(Records with drawing code)
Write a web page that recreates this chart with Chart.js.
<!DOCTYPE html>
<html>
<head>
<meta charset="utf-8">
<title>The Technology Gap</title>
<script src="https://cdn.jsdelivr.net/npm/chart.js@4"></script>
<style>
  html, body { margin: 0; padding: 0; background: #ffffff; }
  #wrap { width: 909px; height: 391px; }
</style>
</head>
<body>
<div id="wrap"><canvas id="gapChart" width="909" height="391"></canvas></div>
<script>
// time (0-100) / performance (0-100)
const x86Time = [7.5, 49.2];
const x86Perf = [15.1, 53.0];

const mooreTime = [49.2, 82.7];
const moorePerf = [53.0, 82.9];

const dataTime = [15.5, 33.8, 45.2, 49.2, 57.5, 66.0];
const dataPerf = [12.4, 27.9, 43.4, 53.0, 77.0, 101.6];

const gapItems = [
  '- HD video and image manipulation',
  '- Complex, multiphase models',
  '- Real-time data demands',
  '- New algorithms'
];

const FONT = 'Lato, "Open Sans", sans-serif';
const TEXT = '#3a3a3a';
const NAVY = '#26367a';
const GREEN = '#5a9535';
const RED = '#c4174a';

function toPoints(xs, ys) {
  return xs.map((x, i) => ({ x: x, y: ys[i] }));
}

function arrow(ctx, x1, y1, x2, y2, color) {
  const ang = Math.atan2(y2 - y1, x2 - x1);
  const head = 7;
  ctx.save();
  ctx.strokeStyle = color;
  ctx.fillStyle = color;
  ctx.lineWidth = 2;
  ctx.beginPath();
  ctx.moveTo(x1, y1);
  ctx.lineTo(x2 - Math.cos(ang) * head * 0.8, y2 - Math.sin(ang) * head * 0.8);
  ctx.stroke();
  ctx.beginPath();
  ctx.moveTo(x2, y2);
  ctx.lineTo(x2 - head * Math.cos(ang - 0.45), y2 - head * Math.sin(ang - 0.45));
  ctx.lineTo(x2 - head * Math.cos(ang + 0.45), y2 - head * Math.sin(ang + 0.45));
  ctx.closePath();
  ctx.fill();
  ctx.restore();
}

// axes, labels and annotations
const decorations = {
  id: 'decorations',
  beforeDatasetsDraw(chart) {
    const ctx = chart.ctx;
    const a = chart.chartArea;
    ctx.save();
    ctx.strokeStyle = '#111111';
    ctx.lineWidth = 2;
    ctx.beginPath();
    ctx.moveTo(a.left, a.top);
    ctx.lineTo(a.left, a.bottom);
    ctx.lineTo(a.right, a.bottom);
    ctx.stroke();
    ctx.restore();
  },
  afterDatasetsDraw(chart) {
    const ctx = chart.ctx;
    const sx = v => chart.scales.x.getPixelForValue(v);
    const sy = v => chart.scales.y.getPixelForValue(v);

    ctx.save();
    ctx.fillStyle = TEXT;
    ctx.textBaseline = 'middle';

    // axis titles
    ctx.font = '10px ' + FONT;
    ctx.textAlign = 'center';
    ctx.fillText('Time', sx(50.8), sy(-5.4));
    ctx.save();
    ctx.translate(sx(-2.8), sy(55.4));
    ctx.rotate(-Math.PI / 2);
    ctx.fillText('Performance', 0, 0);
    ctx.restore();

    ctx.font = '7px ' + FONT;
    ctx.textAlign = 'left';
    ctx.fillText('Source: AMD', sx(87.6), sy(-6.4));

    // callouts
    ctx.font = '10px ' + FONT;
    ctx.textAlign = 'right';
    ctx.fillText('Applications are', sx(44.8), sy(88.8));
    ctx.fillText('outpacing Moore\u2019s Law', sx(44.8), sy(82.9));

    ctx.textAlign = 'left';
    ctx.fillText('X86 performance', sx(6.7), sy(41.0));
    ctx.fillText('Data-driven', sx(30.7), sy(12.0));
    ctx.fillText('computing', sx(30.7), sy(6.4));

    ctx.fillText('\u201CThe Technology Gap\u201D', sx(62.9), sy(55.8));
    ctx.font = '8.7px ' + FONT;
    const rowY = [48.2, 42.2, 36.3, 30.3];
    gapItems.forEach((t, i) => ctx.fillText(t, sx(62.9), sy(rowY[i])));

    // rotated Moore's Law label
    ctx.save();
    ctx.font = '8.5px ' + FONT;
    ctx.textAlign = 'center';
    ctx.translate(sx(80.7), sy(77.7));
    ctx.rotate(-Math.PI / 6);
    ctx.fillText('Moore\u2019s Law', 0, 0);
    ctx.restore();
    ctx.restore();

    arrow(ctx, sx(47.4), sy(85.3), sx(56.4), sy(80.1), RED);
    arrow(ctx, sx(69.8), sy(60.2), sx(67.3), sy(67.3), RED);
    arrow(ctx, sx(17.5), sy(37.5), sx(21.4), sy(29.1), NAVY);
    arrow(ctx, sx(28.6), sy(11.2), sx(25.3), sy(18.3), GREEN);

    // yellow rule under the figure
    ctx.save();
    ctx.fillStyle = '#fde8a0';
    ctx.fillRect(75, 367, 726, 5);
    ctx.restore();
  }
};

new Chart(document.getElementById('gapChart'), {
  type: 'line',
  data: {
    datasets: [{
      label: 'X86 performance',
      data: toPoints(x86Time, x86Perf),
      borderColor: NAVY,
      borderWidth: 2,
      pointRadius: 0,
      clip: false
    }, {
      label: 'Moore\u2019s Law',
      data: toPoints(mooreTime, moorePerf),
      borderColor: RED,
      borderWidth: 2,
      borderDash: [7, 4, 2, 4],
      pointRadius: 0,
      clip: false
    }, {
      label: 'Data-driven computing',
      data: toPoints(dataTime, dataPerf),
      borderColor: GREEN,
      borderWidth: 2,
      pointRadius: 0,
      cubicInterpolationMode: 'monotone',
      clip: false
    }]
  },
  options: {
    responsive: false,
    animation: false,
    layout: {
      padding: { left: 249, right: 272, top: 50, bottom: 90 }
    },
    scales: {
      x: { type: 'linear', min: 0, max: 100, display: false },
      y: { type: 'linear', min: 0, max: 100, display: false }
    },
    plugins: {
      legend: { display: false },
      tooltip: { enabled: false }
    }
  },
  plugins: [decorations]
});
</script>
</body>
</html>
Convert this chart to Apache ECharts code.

(Given exercise): Print exactly, and only, the lines beginning at the top of the listing and ending at the line with "ctx.textBaseline = 'middle';".

(Result of the exercise):
Write a web page that recreates this chart with Chart.js.
<!DOCTYPE html>
<html>
<head>
<meta charset="utf-8">
<title>The Technology Gap</title>
<script src="https://cdn.jsdelivr.net/npm/chart.js@4"></script>
<style>
  html, body { margin: 0; padding: 0; background: #ffffff; }
  #wrap { width: 909px; height: 391px; }
</style>
</head>
<body>
<div id="wrap"><canvas id="gapChart" width="909" height="391"></canvas></div>
<script>
// time (0-100) / performance (0-100)
const x86Time = [7.5, 49.2];
const x86Perf = [15.1, 53.0];

const mooreTime = [49.2, 82.7];
const moorePerf = [53.0, 82.9];

const dataTime = [15.5, 33.8, 45.2, 49.2, 57.5, 66.0];
const dataPerf = [12.4, 27.9, 43.4, 53.0, 77.0, 101.6];

const gapItems = [
  '- HD video and image manipulation',
  '- Complex, multiphase models',
  '- Real-time data demands',
  '- New algorithms'
];

const FONT = 'Lato, "Open Sans", sans-serif';
const TEXT = '#3a3a3a';
const NAVY = '#26367a';
const GREEN = '#5a9535';
const RED = '#c4174a';

function toPoints(xs, ys) {
  return xs.map((x, i) => ({ x: x, y: ys[i] }));
}

function arrow(ctx, x1, y1, x2, y2, color) {
  const ang = Math.atan2(y2 - y1, x2 - x1);
  const head = 7;
  ctx.save();
  ctx.strokeStyle = color;
  ctx.fillStyle = color;
  ctx.lineWidth = 2;
  ctx.beginPath();
  ctx.moveTo(x1, y1);
  ctx.lineTo(x2 - Math.cos(ang) * head * 0.8, y2 - Math.sin(ang) * head * 0.8);
  ctx.stroke();
  ctx.beginPath();
  ctx.moveTo(x2, y2);
  ctx.lineTo(x2 - head * Math.cos(ang - 0.45), y2 - head * Math.sin(ang - 0.45));
  ctx.lineTo(x2 - head * Math.cos(ang + 0.45), y2 - head * Math.sin(ang + 0.45));
  ctx.closePath();
  ctx.fill();
  ctx.restore();
}

// axes, labels and annotations
const decorations = {
  id: 'decorations',
  beforeDatasetsDraw(chart) {
    const ctx = chart.ctx;
    const a = chart.chartArea;
    ctx.save();
    ctx.strokeStyle = '#111111';
    ctx.lineWidth = 2;
    ctx.beginPath();
    ctx.moveTo(a.left, a.top);
    ctx.lineTo(a.left, a.bottom);
    ctx.lineTo(a.right, a.bottom);
    ctx.stroke();
    ctx.restore();
  },
  afterDatasetsDraw(chart) {
    const ctx = chart.ctx;
    const sx = v => chart.scales.x.getPixelForValue(v);
    const sy = v => chart.scales.y.getPixelForValue(v);

    ctx.save();
    ctx.fillStyle = TEXT;
    ctx.textBaseline = 'middle';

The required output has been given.